Reproduce all of the data that follows, character for character.

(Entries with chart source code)
##########
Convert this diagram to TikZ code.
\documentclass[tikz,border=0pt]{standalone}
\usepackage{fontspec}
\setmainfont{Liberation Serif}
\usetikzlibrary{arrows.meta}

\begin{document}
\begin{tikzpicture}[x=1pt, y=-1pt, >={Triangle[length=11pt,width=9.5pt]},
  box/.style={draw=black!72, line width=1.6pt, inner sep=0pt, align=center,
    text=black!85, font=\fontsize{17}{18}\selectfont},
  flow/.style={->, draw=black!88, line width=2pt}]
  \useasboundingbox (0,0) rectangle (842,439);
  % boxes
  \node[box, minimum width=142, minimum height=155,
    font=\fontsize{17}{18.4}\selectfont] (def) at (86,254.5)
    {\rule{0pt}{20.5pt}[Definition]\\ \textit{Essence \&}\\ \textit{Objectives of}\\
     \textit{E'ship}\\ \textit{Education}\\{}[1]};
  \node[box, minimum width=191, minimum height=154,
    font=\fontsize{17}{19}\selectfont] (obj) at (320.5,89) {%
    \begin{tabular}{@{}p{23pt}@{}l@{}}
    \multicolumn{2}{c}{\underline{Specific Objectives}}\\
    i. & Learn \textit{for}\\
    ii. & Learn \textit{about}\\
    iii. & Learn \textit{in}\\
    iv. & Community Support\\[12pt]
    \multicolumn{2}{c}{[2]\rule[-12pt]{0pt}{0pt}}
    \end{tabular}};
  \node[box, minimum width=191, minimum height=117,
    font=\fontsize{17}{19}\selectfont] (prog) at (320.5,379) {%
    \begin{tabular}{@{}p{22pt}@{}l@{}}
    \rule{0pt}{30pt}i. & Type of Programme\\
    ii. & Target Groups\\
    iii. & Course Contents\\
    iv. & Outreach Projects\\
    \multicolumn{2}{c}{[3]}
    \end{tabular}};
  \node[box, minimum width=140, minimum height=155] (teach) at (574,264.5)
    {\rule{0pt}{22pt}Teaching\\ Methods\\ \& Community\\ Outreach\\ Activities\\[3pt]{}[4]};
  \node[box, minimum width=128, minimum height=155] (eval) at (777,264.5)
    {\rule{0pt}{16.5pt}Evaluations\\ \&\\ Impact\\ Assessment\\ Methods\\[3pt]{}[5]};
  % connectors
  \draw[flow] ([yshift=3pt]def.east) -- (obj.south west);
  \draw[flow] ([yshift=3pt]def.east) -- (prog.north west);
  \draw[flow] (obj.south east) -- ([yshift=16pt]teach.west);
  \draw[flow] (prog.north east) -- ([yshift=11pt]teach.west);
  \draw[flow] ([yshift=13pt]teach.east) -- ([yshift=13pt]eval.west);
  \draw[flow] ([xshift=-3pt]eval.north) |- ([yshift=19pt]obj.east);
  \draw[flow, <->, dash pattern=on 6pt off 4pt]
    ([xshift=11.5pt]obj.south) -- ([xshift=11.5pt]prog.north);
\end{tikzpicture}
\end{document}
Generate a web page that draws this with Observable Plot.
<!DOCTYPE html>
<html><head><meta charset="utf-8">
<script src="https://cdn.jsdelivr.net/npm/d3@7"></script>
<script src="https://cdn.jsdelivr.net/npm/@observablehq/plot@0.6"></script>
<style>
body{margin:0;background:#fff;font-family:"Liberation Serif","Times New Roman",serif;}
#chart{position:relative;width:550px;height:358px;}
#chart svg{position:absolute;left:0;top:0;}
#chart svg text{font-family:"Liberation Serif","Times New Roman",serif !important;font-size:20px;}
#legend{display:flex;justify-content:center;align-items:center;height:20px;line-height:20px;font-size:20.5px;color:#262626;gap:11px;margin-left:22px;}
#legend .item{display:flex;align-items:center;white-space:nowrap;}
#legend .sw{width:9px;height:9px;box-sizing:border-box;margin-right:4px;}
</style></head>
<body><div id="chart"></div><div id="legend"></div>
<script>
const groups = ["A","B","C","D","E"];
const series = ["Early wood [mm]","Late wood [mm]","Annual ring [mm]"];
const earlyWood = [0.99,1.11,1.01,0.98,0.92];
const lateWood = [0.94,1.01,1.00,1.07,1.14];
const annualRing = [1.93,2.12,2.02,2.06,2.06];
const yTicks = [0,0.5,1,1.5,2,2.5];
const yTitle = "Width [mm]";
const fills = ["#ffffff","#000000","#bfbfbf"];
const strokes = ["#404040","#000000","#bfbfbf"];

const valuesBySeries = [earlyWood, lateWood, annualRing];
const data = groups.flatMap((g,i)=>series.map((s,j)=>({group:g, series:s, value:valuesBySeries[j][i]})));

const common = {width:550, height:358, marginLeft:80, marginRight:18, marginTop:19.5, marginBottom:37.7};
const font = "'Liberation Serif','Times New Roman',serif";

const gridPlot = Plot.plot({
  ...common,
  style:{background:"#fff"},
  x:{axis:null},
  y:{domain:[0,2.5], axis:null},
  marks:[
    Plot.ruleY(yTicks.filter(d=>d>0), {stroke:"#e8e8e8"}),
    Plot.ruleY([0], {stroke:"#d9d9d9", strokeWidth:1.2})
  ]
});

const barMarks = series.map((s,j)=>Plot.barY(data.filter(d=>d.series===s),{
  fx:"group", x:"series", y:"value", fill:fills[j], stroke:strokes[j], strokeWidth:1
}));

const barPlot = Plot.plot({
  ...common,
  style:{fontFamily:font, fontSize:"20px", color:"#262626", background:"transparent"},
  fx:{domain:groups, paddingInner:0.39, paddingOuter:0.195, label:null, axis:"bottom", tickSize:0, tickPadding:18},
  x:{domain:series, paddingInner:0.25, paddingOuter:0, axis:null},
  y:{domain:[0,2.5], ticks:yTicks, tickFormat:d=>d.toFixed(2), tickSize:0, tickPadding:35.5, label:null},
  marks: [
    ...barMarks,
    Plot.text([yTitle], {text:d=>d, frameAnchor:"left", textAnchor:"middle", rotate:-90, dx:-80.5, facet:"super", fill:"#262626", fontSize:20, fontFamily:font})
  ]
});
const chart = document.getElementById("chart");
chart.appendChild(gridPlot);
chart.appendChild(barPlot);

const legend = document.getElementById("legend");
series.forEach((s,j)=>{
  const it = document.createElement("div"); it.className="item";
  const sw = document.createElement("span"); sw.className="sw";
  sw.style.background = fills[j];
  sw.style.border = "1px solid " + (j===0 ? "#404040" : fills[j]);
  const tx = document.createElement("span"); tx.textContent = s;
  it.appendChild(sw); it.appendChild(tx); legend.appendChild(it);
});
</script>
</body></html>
##########
RESPONSE
Convert this diagram to TikZ code.
\documentclass[tikz,border=0pt]{standalone}
\usepackage{fontspec}
\setmainfont{Liberation Serif}
\usetikzlibrary{arrows.meta}

\begin{document}
\begin{tikzpicture}[x=1pt, y=-1pt, >={Triangle[length=11pt,width=9.5pt]},
  box/.style={draw=black!72, line width=1.6pt, inner sep=0pt, align=center,
    text=black!85, font=\fontsize{17}{18}\selectfont},
  flow/.style={->, draw=black!88, line width=2pt}]
  \useasboundingbox (0,0) rectangle (842,439);
  % boxes
  \node[box, minimum width=142, minimum height=155,
    font=\fontsize{17}{18.4}\selectfont] (def) at (86,254.5)
    {\rule{0pt}{20.5pt}[Definition]\\ \textit{Essence \&}\\ \textit{Objectives of}\\
     \textit{E'ship}\\ \textit{Education}\\{}[1]};
  \node[box, minimum width=191, minimum height=154,
    font=\fontsize{17}{19}\selectfont] (obj) at (320.5,89) {%
    \begin{tabular}{@{}p{23pt}@{}l@{}}
    \multicolumn{2}{c}{\underline{Specific Objectives}}\\
    i. & Learn \textit{for}\\
    ii. & Learn \textit{about}\\
    iii. & Learn \textit{in}\\
    iv. & Community Support\\[12pt]
    \multicolumn{2}{c}{[2]\rule[-12pt]{0pt}{0pt}}
    \end{tabular}};
  \node[box, minimum width=191, minimum height=117,
    font=\fontsize{17}{19}\selectfont] (prog) at (320.5,379) {%
    \begin{tabular}{@{}p{22pt}@{}l@{}}
    \rule{0pt}{30pt}i. & Type of Programme\\
    ii. & Target Groups\\
    iii. & Course Contents\\
    iv. & Outreach Projects\\
    \multicolumn{2}{c}{[3]}
    \end{tabular}};
  \node[box, minimum width=140, minimum height=155] (teach) at (574,264.5)
    {\rule{0pt}{22pt}Teaching\\ Methods\\ \& Community\\ Outreach\\ Activities\\[3pt]{}[4]};
  \node[box, minimum width=128, minimum height=155] (eval) at (777,264.5)
    {\rule{0pt}{16.5pt}Evaluations\\ \&\\ Impact\\ Assessment\\ Methods\\[3pt]{}[5]};
  % connectors
  \draw[flow] ([yshift=3pt]def.east) -- (obj.south west);
  \draw[flow] ([yshift=3pt]def.east) -- (prog.north west);
  \draw[flow] (obj.south east) -- ([yshift=16pt]teach.west);
  \draw[flow] (prog.north east) -- ([yshift=11pt]teach.west);
  \draw[flow] ([yshift=13pt]teach.east) -- ([yshift=13pt]eval.west);
  \draw[flow] ([xshift=-3pt]eval.north) |- ([yshift=19pt]obj.east);
  \draw[flow, <->, dash pattern=on 6pt off 4pt]
    ([xshift=11.5pt]obj.south) -- ([xshift=11.5pt]prog.north);
\end{tikzpicture}
\end{document}
Generate a web page that draws this with Observable Plot.
<!DOCTYPE html>
<html><head><meta charset="utf-8">
<script src="https://cdn.jsdelivr.net/npm/d3@7"></script>
<script src="https://cdn.jsdelivr.net/npm/@observablehq/plot@0.6"></script>
<style>
body{margin:0;background:#fff;font-family:"Liberation Serif","Times New Roman",serif;}
#chart{position:relative;width:550px;height:358px;}
#chart svg{position:absolute;left:0;top:0;}
#chart svg text{font-family:"Liberation Serif","Times New Roman",serif !important;font-size:20px;}
#legend{display:flex;justify-content:center;align-items:center;height:20px;line-height:20px;font-size:20.5px;color:#262626;gap:11px;margin-left:22px;}
#legend .item{display:flex;align-items:center;white-space:nowrap;}
#legend .sw{width:9px;height:9px;box-sizing:border-box;margin-right:4px;}
</style></head>
<body><div id="chart"></div><div id="legend"></div>
<script>
const groups = ["A","B","C","D","E"];
const series = ["Early wood [mm]","Late wood [mm]","Annual ring [mm]"];
const earlyWood = [0.99,1.11,1.01,0.98,0.92];
const lateWood = [0.94,1.01,1.00,1.07,1.14];
const annualRing = [1.93,2.12,2.02,2.06,2.06];
const yTicks = [0,0.5,1,1.5,2,2.5];
const yTitle = "Width [mm]";
const fills = ["#ffffff","#000000","#bfbfbf"];
const strokes = ["#404040","#000000","#bfbfbf"];

const valuesBySeries = [earlyWood, lateWood, annualRing];
const data = groups.flatMap((g,i)=>series.map((s,j)=>({group:g, series:s, value:valuesBySeries[j][i]})));

const common = {width:550, height:358, marginLeft:80, marginRight:18, marginTop:19.5, marginBottom:37.7};
const font = "'Liberation Serif','Times New Roman',serif";

const gridPlot = Plot.plot({
  ...common,
  style:{background:"#fff"},
  x:{axis:null},
  y:{domain:[0,2.5], axis:null},
  marks:[
    Plot.ruleY(yTicks.filter(d=>d>0), {stroke:"#e8e8e8"}),
    Plot.ruleY([0], {stroke:"#d9d9d9", strokeWidth:1.2})
  ]
});

const barMarks = series.map((s,j)=>Plot.barY(data.filter(d=>d.series===s),{
  fx:"group", x:"series", y:"value", fill:fills[j], stroke:strokes[j], strokeWidth:1
}));

const barPlot = Plot.plot({
  ...common,
  style:{fontFamily:font, fontSize:"20px", color:"#262626", background:"transparent"},
  fx:{domain:groups, paddingInner:0.39, paddingOuter:0.195, label:null, axis:"bottom", tickSize:0, tickPadding:18},
  x:{domain:series, paddingInner:0.25, paddingOuter:0, axis:null},
  y:{domain:[0,2.5], ticks:yTicks, tickFormat:d=>d.toFixed(2), tickSize:0, tickPadding:35.5, label:null},
  marks: [
    ...barMarks,
    Plot.text([yTitle], {text:d=>d, frameAnchor:"left", textAnchor:"middle", rotate:-90, dx:-80.5, facet:"super", fill:"#262626", fontSize:20, fontFamily:font})
  ]
});
const chart = document.getElementById("chart");
chart.appendChild(gridPlot);
chart.appendChild(barPlot);

const legend = document.getElementById("legend");
series.forEach((s,j)=>{
  const it = document.createElement("div"); it.className="item";
  const sw = document.createElement("span"); sw.className="sw";
  sw.style.background = fills[j];
  sw.style.border = "1px solid " + (j===0 ? "#404040" : fills[j]);
  const tx = document.createElement("span"); tx.textContent = s;
  it.appendChild(sw); it.appendChild(tx); legend.appendChild(it);
});
</script>
</body></html>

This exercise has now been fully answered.